• REQUIREMENT: Exactly the lines from the one with "Write the Plotly code for this chart." through the one with "UP_DOM = [0.208, 1]", inclusive, are to be repeated, and the pictures are not.

• DATASET RECORDS:

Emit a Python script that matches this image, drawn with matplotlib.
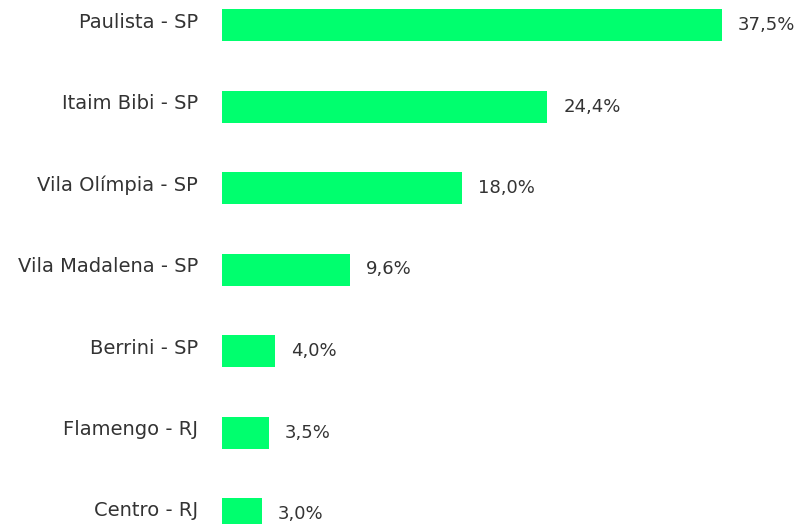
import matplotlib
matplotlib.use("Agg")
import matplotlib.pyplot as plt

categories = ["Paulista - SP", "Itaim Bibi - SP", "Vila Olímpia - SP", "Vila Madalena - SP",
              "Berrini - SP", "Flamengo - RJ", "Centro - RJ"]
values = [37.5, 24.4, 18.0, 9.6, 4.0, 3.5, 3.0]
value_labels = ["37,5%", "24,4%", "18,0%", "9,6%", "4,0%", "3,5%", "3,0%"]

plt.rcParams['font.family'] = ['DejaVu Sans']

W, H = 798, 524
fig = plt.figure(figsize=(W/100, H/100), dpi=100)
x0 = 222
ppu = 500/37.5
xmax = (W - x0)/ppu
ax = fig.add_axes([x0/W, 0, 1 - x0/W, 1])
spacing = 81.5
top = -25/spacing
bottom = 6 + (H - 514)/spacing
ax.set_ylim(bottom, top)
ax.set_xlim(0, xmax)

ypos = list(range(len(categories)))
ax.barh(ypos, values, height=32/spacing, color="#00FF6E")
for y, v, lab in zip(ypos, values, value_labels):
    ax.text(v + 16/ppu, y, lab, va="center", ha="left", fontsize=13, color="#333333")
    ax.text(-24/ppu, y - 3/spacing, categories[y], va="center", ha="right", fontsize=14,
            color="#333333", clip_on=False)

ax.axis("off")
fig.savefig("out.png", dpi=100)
--
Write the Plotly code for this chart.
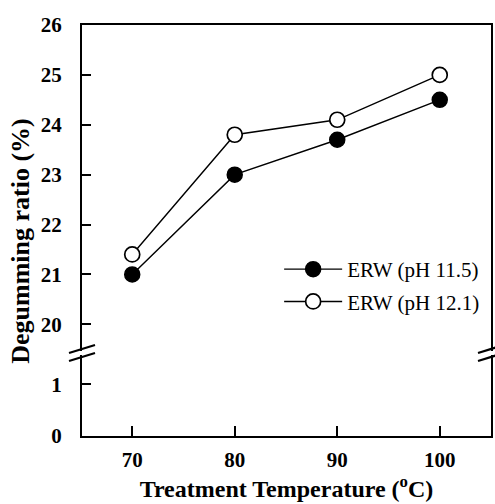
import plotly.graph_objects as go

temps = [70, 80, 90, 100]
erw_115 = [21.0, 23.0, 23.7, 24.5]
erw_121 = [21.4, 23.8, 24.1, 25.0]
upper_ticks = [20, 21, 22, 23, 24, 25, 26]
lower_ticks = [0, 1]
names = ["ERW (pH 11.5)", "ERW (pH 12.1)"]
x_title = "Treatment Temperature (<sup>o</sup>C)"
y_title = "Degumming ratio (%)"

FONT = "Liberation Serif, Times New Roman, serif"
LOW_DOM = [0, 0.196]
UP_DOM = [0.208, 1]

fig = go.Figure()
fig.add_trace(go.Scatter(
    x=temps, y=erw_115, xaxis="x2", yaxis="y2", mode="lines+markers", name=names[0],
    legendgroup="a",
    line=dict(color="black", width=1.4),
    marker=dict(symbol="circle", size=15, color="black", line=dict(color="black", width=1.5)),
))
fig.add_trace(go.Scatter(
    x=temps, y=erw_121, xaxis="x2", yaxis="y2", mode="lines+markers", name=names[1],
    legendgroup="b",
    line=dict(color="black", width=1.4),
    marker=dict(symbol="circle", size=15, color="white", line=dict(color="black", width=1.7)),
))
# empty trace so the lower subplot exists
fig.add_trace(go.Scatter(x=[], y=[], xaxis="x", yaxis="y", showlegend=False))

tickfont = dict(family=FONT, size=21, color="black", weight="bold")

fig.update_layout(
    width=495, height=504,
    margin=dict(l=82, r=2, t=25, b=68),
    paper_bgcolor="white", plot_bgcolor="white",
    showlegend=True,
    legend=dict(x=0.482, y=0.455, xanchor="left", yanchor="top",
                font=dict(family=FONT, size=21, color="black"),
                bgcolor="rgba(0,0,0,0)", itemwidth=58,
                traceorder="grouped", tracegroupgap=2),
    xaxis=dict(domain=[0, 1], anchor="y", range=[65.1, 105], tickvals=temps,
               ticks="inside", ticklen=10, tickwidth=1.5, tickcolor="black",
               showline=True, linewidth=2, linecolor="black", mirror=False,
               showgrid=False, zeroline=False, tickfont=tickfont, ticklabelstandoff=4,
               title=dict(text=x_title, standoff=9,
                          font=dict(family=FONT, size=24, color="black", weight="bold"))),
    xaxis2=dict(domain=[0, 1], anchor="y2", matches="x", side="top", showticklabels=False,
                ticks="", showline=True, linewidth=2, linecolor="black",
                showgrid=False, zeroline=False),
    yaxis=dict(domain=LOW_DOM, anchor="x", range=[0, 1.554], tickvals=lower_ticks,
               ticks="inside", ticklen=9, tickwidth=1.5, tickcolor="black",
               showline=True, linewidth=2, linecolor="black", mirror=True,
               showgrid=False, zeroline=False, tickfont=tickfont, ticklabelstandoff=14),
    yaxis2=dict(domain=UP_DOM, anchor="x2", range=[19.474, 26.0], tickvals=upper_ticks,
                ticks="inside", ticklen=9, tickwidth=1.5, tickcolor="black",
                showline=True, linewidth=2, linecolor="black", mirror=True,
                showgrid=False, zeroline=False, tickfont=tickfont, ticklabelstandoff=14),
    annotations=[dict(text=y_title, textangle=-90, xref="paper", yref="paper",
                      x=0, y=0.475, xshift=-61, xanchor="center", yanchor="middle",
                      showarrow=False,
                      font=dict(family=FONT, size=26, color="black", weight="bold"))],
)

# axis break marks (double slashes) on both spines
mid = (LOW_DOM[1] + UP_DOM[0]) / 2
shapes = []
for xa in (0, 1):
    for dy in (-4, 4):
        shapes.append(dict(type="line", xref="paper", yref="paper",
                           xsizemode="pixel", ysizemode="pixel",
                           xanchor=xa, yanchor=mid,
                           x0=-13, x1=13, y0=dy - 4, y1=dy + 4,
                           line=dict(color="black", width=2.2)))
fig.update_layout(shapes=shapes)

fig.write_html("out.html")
---
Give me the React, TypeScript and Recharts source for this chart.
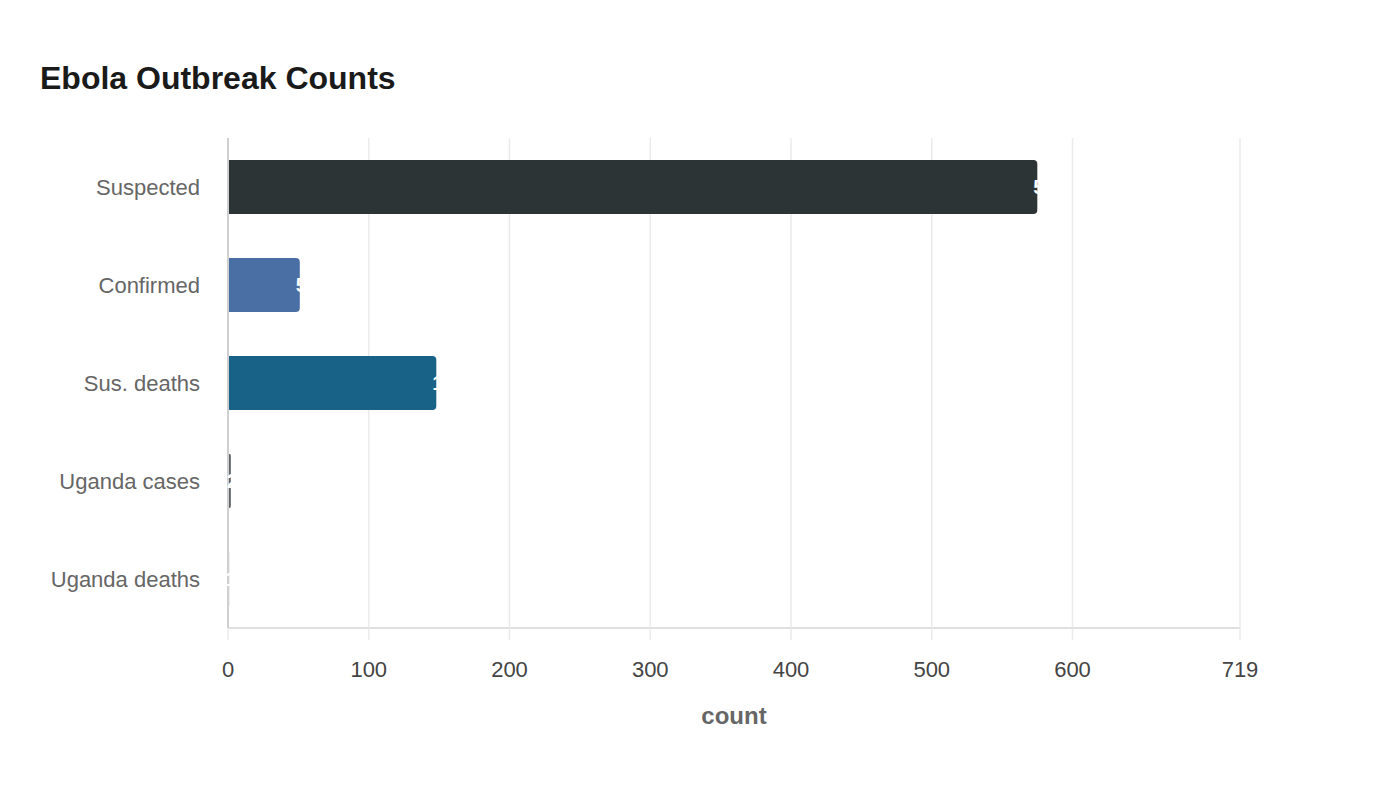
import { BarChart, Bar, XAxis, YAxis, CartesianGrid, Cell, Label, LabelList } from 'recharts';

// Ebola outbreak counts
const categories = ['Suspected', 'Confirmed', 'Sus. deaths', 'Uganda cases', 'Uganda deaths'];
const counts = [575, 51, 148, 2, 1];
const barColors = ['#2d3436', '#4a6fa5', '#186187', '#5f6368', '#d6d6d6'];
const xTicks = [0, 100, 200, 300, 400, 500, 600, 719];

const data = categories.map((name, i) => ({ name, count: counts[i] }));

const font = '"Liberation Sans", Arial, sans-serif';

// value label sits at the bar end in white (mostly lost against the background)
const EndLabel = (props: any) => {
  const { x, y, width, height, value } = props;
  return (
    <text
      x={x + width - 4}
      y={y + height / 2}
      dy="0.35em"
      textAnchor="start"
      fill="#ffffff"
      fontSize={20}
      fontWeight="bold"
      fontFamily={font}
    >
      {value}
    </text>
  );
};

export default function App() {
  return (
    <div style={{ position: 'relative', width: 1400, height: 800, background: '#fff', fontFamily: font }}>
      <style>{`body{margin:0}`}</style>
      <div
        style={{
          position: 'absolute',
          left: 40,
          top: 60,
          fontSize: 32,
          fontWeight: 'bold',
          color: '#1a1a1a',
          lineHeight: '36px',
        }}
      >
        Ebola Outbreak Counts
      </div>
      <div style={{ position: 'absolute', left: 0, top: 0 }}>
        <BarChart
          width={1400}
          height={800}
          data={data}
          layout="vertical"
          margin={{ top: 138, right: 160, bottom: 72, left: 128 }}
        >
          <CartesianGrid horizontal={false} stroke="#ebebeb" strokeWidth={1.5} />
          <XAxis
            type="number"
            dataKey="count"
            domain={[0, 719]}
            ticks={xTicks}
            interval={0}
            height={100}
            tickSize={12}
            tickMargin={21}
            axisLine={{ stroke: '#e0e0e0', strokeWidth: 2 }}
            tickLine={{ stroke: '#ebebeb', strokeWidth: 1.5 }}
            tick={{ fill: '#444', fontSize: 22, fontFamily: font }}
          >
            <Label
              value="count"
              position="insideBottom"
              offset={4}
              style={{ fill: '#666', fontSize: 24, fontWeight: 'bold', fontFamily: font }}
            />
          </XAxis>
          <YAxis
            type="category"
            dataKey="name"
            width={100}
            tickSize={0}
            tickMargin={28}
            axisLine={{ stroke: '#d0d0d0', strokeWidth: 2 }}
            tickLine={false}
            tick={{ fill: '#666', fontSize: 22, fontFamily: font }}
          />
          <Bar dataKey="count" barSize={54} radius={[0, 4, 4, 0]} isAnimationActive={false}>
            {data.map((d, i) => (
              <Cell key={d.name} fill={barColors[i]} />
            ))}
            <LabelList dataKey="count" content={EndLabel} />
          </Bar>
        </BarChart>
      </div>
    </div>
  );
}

• REPLY TO THE TASK:
Write the Plotly code for this chart.
import plotly.graph_objects as go

temps = [70, 80, 90, 100]
erw_115 = [21.0, 23.0, 23.7, 24.5]
erw_121 = [21.4, 23.8, 24.1, 25.0]
upper_ticks = [20, 21, 22, 23, 24, 25, 26]
lower_ticks = [0, 1]
names = ["ERW (pH 11.5)", "ERW (pH 12.1)"]
x_title = "Treatment Temperature (<sup>o</sup>C)"
y_title = "Degumming ratio (%)"

FONT = "Liberation Serif, Times New Roman, serif"
LOW_DOM = [0, 0.196]
UP_DOM = [0.208, 1]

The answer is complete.